If the troops would be heading further west on the European continent, or heading back home, that would be great news for Americans, as it would dramatically reduce nuclear war risk. As I’ve frequently written, for decades, (although in much greater numbers during the Cold War), U.S. forces have been deployed in Germany not to defend Germany militarily, but to function as a tripwire.

That is, American policymakers were under no illusion that these units would strong enough (even in tandem with the forces of U.S. allies in the North Atlantic Treaty Organization – NATO – like Germany) to beat back an attack from the conventional forces of the Soviet Union and its satellite allies. But Washington believed that the U.S. presence in West Germany – which bordered then-Communist East Germany) would deter a Soviet attack in the first place precisely because of its vulnerability. Specifically, the specter of American soldiers being  decimated would force an American President to try saving them with nuclear weapons. The resulting prospect of the conflict threatening to escalate to the all-out nuclear leve – which would destroy the Soviet Union, too –  would supposedly be enough to keep Moscow at bay.

As I’ve also written, this strategy arguably made sense during the Cold War, when its aim was keeping in the free world camp West Germany and Western Europe and all of its formidable economic power and therefore military potential. Today, however, it not only makes no sense from a U.S. standpoint. It has become positively deranged, as the likeliest targets of post-Soviet Russian aggression (and the arenas where the U.S. forces would likeliest be sent if the shooting starts) are not the longstanding NATO members of Western Europe. Instead, they’d be sent to the newer NATO members of Eastern Europe – most of which border Russia, but whose security was never viewed as a vital U.S. interest (that is, worth risking war over), even in the Cold War days.

Even less excusably, sizable American forces have remained in Germany and elsewhere in Western Europe in part because Germany and most of the other allies keep skimping so shamefully on their own militaries – even though most have hardly been short of resources.

No ally has been a more disgraceful military free-rider than uber-wealthy Germany, and the President has been right to complain about German and broader stinginess, and to threaten major consequences if the allies’ defense budgets aren’t significantly boosted. But as I’ve also explained, he’s focused on the wrong objective: securing a fairer deal for U.S. taxpayers.

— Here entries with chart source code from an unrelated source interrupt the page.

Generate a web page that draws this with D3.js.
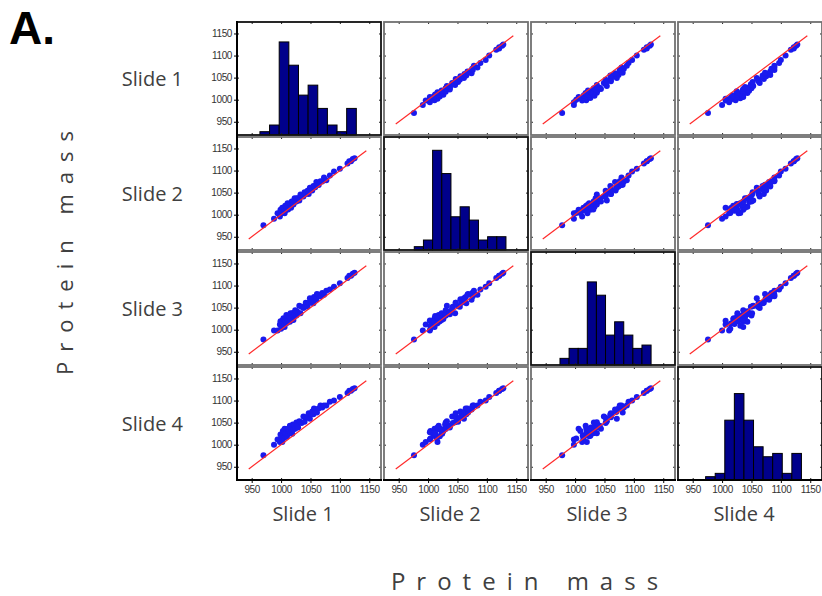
<!DOCTYPE html>
<html>
<head>
<meta charset="utf-8">
<script src="https://cdn.jsdelivr.net/npm/d3@7"></script>
<style>
  body { margin: 0; background: #fff; }
</style>
</head>
<body>
<div id="chart"></div>
<script>

// Scatterplot matrix of protein mass, four slides

const width = 822;
const height = 596;

// panel grid
const panelW = 144;
const panelH = 113;
const left0 = 237;
const top0 = 22;
const stepX = 147;
const stepY = 115;

// data
const slideNames = ["Slide 1", "Slide 2", "Slide 3", "Slide 4"];
const tickValues = [950, 1000, 1050, 1100, 1150];

const slide1 = [970, 988, 994, 998, 999, 1000, 1001, 1002, 1003, 1004, 1005, 1006, 1006, 1007, 1008, 1009,
  1010, 1011, 1012, 1012, 1014, 1015, 1016, 1017, 1018, 1019, 1020, 1021, 1023, 1024, 1026, 1027, 1029,
  1031, 1033, 1035, 1038, 1040, 1042, 1045, 1047, 1049, 1051, 1053, 1055, 1056, 1058, 1060, 1061,
  1064, 1067, 1070, 1073, 1077, 1083, 1090, 1100, 1113, 1116, 1119, 1122, 1125];
const slide2 = [976, 991, 1003, 996, 1011, 1004, 1009, 1016, 1004, 1011, 1015, 1003, 1011, 1020, 1010, 1018,
  1016, 1026, 1012, 1020, 1025, 1018, 1023, 1016, 1030, 1024, 1029, 1023, 1037, 1030, 1030, 1037, 1037,
  1032, 1046, 1042, 1041, 1051, 1047, 1054, 1047, 1061, 1057, 1055, 1065, 1064, 1062, 1074, 1068,
  1067, 1076, 1075, 1084, 1078, 1089, 1098, 1104, 1116, 1121, 1121, 1126, 1128];
const slide3 = [978, 998, 998, 1012, 1019, 1002, 1013, 1020, 1009, 1026, 1014, 1021, 1006, 1024, 1019, 1033,
  1015, 1024, 1031, 1019, 1030, 1018, 1037, 1027, 1032, 1027, 1038, 1022, 1035, 1044, 1032, 1042, 1038,
  1054, 1037, 1052, 1049, 1053, 1061, 1052, 1061, 1071, 1061, 1069, 1060, 1074, 1070, 1068, 1081,
  1079, 1076, 1083, 1079, 1088, 1091, 1097, 1105, 1117, 1122, 1122, 1127, 1129];
const slide4 = [976, 1000, 1012, 1006, 1023, 1014, 1021, 1006, 1031, 1020, 1015, 1028, 1036, 1019, 1026, 1035,
  1018, 1031, 1026, 1036, 1030, 1043, 1026, 1039, 1036, 1025, 1046, 1035, 1043, 1036, 1050, 1043, 1039,
  1053, 1051, 1049, 1064, 1052, 1062, 1061, 1071, 1059, 1069, 1075, 1069, 1082, 1074, 1080, 1073,
  1082, 1089, 1084, 1089, 1089, 1097, 1100, 1108, 1117, 1122, 1122, 1126, 1128];
const slides = [slide1, slide2, slide3, slide4];

// histogram counts
const hist1 = [1, 3, 28, 21, 12, 15, 8, 3, 1, 8];
const hist2 = [1, 3, 30, 23, 10, 13, 9, 3, 4, 4];
const hist3 = [2, 5, 5, 25, 21, 9, 13, 9, 5, 6];
const hist4 = [1, 2, 18, 26, 18, 10, 7, 8, 2, 8];
const hists = [hist1, hist2, hist3, hist4];
const histStart = [964, 976.5, 974.3, 972];
const histWidth = [16.4, 15.6, 15.5, 16.3];

// red identity line end points
const fitLine = [945, 1145];

const svg = d3.select("#chart")
  .append("svg")
  .attr("width", width)
  .attr("height", height)
  .style("font-family", "'Liberation Sans', Arial, sans-serif");

// scales shared by all panels
const x = d3.scaleLinear().domain([925, 1170]).range([0, panelW]);
const y = d3.scaleLinear().domain([920, 1176]).range([panelH, 0]);
const yCount = d3.scaleLinear().domain([0, 34]).range([panelH, 0]);
const fmt = d3.format("d");

// panel label "A."
svg.append("text")
  .attr("x", 9)
  .attr("y", 44)
  .attr("font-size", "46px")
  .attr("font-weight", "bold")
  .attr("fill", "#000")
  .text("A.");

for (let i = 0; i < 4; i++) {
  for (let j = 0; j < 4; j++) {
    const g = svg.append("g")
      .attr("transform", `translate(${left0 + j * stepX}, ${top0 + i * stepY})`);

    if (i === j) {
      // histogram on the diagonal
      const bins = hists[i].map((c, k) => ({
        x0: histStart[i] + k * histWidth[i],
        x1: histStart[i] + (k + 1) * histWidth[i],
        count: c
      }));
      g.selectAll(".bar")
        .data(bins)
        .enter()
        .append("rect")
          .attr("class", "bar")
          .attr("x", d => x(d.x0))
          .attr("y", d => yCount(d.count))
          .attr("width", d => x(d.x1) - x(d.x0))
          .attr("height", d => panelH - yCount(d.count))
          .attr("fill", "#00008b")
          .attr("stroke", "#000")
          .attr("stroke-width", 1);
    } else {
      // scatter: column slide on x, row slide on y
      const pts = slides[j].map((v, k) => ({ xv: v, yv: slides[i][k] }));
      g.selectAll(".dot")
        .data(pts)
        .enter()
        .append("circle")
          .attr("class", "dot")
          .attr("cx", d => x(d.xv))
          .attr("cy", d => y(d.yv))
          .attr("r", 3)
          .attr("fill", "#1a1aee");

      g.append("line")
        .attr("x1", x(fitLine[0]))
        .attr("y1", y(fitLine[0]))
        .attr("x2", x(fitLine[1]))
        .attr("y2", y(fitLine[1]))
        .attr("stroke", "#ff2a2a")
        .attr("stroke-width", 1.2);
    }

    // small inner ticks on every side
    const inner = [
      { axis: d3.axisLeft(y), t: "translate(0,0)" },
      { axis: d3.axisRight(y), t: `translate(${panelW},0)` },
      { axis: d3.axisTop(x), t: "translate(0,0)" },
      { axis: d3.axisBottom(x), t: `translate(0,${panelH})` }
    ];
    inner.forEach(a => {
      const ax = g.append("g")
        .attr("transform", a.t)
        .call(a.axis.tickValues(tickValues).tickSize(-2).tickFormat(""));
      ax.select(".domain").remove();
      ax.selectAll("line").attr("stroke", "#222");
    });

    // panel frame
    g.append("rect")
      .attr("x", 0)
      .attr("y", 0)
      .attr("width", panelW)
      .attr("height", panelH)
      .attr("fill", "none")
      .attr("stroke", i === j ? "#111" : "#707070")
      .attr("stroke-width", 1.8);

    // y labels on first column
    if (j === 0) {
      const ay = g.append("g")
        .call(d3.axisLeft(y).tickValues(tickValues).tickSize(3).tickPadding(2).tickFormat(fmt))
        .attr("font-size", "10px");
      ay.select(".domain").remove();
      ay.selectAll("text").attr("fill", "#333").attr("letter-spacing", "-0.4px");
      g.append("line")
        .attr("x1", 0).attr("y1", -1).attr("x2", 0).attr("y2", panelH + 1)
        .attr("stroke", "#000").attr("stroke-width", 2);

      svg.append("text")
        .attr("x", 183)
        .attr("y", top0 + i * stepY + panelH / 2 + 7)
        .attr("text-anchor", "end")
        .attr("font-family", "'Open Sans', sans-serif")
        .attr("font-size", "20px")
        .attr("fill", "#404040")
        .text(slideNames[i]);
    }

    // x labels on bottom row
    if (i === 3) {
      const ax = g.append("g")
        .attr("transform", `translate(0,${panelH})`)
        .call(d3.axisBottom(x).tickValues(tickValues).tickSize(3).tickPadding(3).tickFormat(fmt))
        .attr("font-size", "10px");
      ax.select(".domain").remove();
      ax.selectAll("text").attr("fill", "#333").attr("letter-spacing", "-0.4px");
      g.append("line")
        .attr("x1", -1).attr("y1", panelH).attr("x2", panelW + 1).attr("y2", panelH)
        .attr("stroke", "#000").attr("stroke-width", 2);

      svg.append("text")
        .attr("x", left0 + j * stepX + panelW / 2 - 6)
        .attr("y", 521)
        .attr("text-anchor", "middle")
        .attr("font-family", "'Open Sans', sans-serif")
        .attr("font-size", "20px")
        .attr("fill", "#404040")
        .text(slideNames[j]);
    }
  }
}

// axis titles
svg.append("text")
  .attr("transform", "translate(73,248) rotate(-90)")
  .attr("text-anchor", "middle")
  .attr("font-family", "'Open Sans', sans-serif")
  .attr("font-size", "22px")
  .attr("letter-spacing", "10px")
  .attr("fill", "#404040")
  .text("Protein mass");

svg.append("text")
  .attr("x", 530)
  .attr("y", 590)
  .attr("text-anchor", "middle")
  .attr("font-family", "'Open Sans', sans-serif")
  .attr("font-size", "24px")
  .attr("letter-spacing", "11px")
  .attr("fill", "#404040")
  .text("Protein mass");

</script>
</body>
</html>
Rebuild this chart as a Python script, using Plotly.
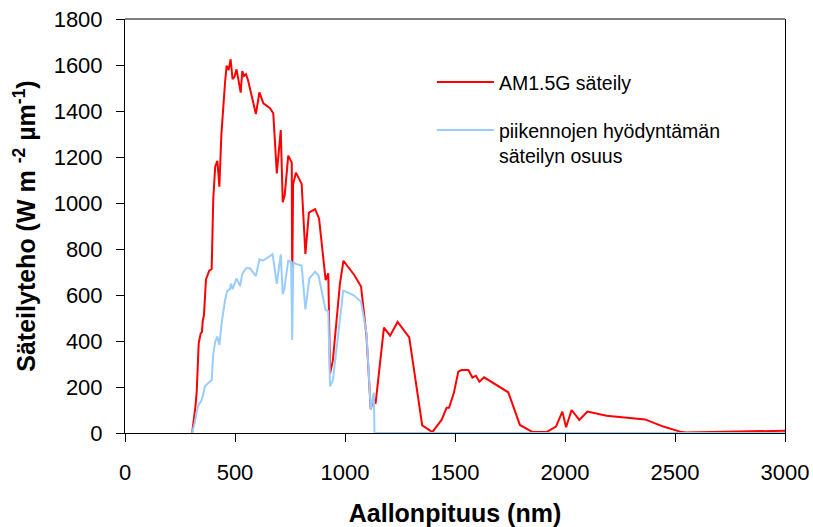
import plotly.graph_objects as go

# AM1.5G irradiance (nm, W m-2 um-1)
am_wl = [305, 314, 320, 326, 330, 335, 344, 350, 353, 359, 368, 383, 394, 401, 410, 420, 429, 438,
         455, 462, 471, 480, 489, 498, 507, 526, 533, 541, 550, 559, 595, 611, 629, 659, 674, 690,
         708, 717, 726, 742, 758, 760, 764, 777, 803, 820, 836, 864, 882, 912, 924, 932, 945, 977,
         993, 1042, 1073, 1098, 1117, 1129, 1139, 1159, 1177, 1205, 1239, 1292, 1351, 1397, 1439,
         1462, 1473, 1495, 1515, 1530, 1561, 1579, 1595, 1611, 1632, 1742, 1795, 1853, 1916, 1959,
         1988, 2005, 2030, 2065, 2102, 2189, 2364, 2447, 2523, 2550, 3000]
am_val = [0, 57, 114, 180, 252, 390, 433, 440, 484, 513, 668, 706, 713, 1013, 1158, 1183, 1071, 1296,
          1527, 1597, 1578, 1625, 1538, 1550, 1581, 1480, 1574, 1552, 1560, 1535, 1387, 1481, 1433,
          1412, 1390, 1129, 1317, 1003, 1035, 1206, 1176, 637, 1080, 1132, 1083, 778, 958, 973, 933,
          665, 694, 259, 317, 650, 749, 687, 637, 419, 103, 150, 128, 303, 458, 423, 483, 416, 33, 4,
          57, 110, 110, 175, 267, 274, 274, 241, 249, 223, 242, 177, 35, 4, 4, 28, 93, 25, 100, 57,
          93, 75, 59, 28, 6, 2, 10]

# Portion usable by the cells
use_wl = [305, 318, 329, 336, 345, 353, 364, 394, 401, 410, 419, 429, 439, 455, 465, 477, 482, 489,
          507, 523, 533, 550, 568, 595, 611, 626, 671, 690, 708, 717, 724, 742, 755, 760, 765, 777,
          803, 820, 838, 864, 879, 912, 924, 932, 945, 992, 1038, 1073, 1098, 1117, 1131, 1134, 3000]
use_val = [0, 49, 107, 126, 136, 158, 204, 230, 339, 397, 419, 383, 477, 578, 619, 625, 650, 625,
           672, 639, 691, 716, 716, 682, 755, 749, 777, 648, 777, 604, 625, 749, 746, 404, 743, 735,
           728, 538, 672, 701, 687, 535, 530, 203, 230, 619, 600, 571, 433, 103, 175, 0, 0]

x_ticks = [0, 500, 1000, 1500, 2000, 2500, 3000]
y_ticks = [0, 200, 400, 600, 800, 1000, 1200, 1400, 1600, 1800]

FONT = "Liberation Sans, Arial, sans-serif"

fig = go.Figure()
fig.add_trace(go.Scatter(x=am_wl, y=am_val, mode="lines", name="AM1.5G säteily",
                         line=dict(color="#FF0000", width=2), legend="legend", showlegend=True))
fig.add_trace(go.Scatter(x=use_wl, y=use_val, mode="lines",
                         name="piikennojen hyödyntämän<br>säteilyn osuus",
                         line=dict(color="#99CCFF", width=2), legend="legend2", showlegend=True))

axis_common = dict(showgrid=False, zeroline=False, showline=True, linecolor="black",
                   linewidth=1, ticks="outside", ticklen=8, tickcolor="black", automargin=False,
                   ticklabeloverflow="allow",
                   tickfont=dict(family=FONT, size=22, color="black"))

fig.update_layout(
    width=813, height=527,
    margin=dict(l=125, r=28, t=19, b=94, autoexpand=False),
    showlegend=True,
    paper_bgcolor="white", plot_bgcolor="white",
    font=dict(family=FONT, color="black"),
    xaxis=dict(range=[0, 3000], tickvals=x_ticks, ticklabelstandoff=12, **axis_common,
               title=dict(text="<b>Aallonpituus (nm)</b>", font=dict(family=FONT, size=25),
                          standoff=21)),
    yaxis=dict(range=[0, 1800], tickvals=y_ticks, mirror=True, ticklabelstandoff=9,
               **axis_common,
               title=dict(text="<b>Säteilyteho (W m <sup>-2</sup> µm<sup>-1</sup>)</b>",
                          font=dict(family=FONT, size=25), standoff=10)),
    legend=dict(x=0.465, y=0.894, xanchor="left", yanchor="top", bgcolor="rgba(0,0,0,0)",
                font=dict(family=FONT, size=19.5), itemwidth=57, valign="top"),
    legend2=dict(x=0.465, y=0.778, xanchor="left", yanchor="top", bgcolor="rgba(0,0,0,0)",
                 font=dict(family=FONT, size=19.5), itemwidth=57, valign="top"),
    # grey top frame line of the plot area
    shapes=[dict(type="line", xref="paper", yref="paper", x0=0, x1=1, y0=1, y1=1,
                 layer="above", line=dict(color="#808080", width=2))],
)

# remove the browser's default page margin so the figure fills the window exactly
fig.write_html("out.html", config={"displayModeBar": False, "staticPlot": True},
               post_script="document.body.style.margin='0';document.body.style.overflow='hidden';")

Instead, all along, he should have been seeking the removal of the American military either from Europe altogether, or its transfer far enough from the front lines to reduce meaingfully the odds of it getting entrapped in a new East-West conflict immediately. For those are the kinds of moves that would shrink to insignificance the chances of the United States getting hit by Russian nuclear warheads because of a combination of its forces being placed in a completely impossible position militarily, and because U.S. allies have been too cheap to pay for their own security.

Worst of all, though, far from moving U.S. forces away from the front lines of a Russian attack, Mr. Trump consistently has been moving them closer, by cautiously but steadily stationing more in Poland and elsewhere in Eastern Europe. And numerous reports have suggested that Poland is exactly where at least some of the 9,500 U.S. troops leaving Germany will be heading.

Because a final decision to transfer the troops to Poland hasn’t been made yet, there’s still hope that this potentially disastrous mistake can be avoided. But that outcome seems unlikely without a serious intervention from a Trump advisor influential enough to produce an about-face. Anyone out there know how I can get a hold of Jared, Ivanka, or Melania?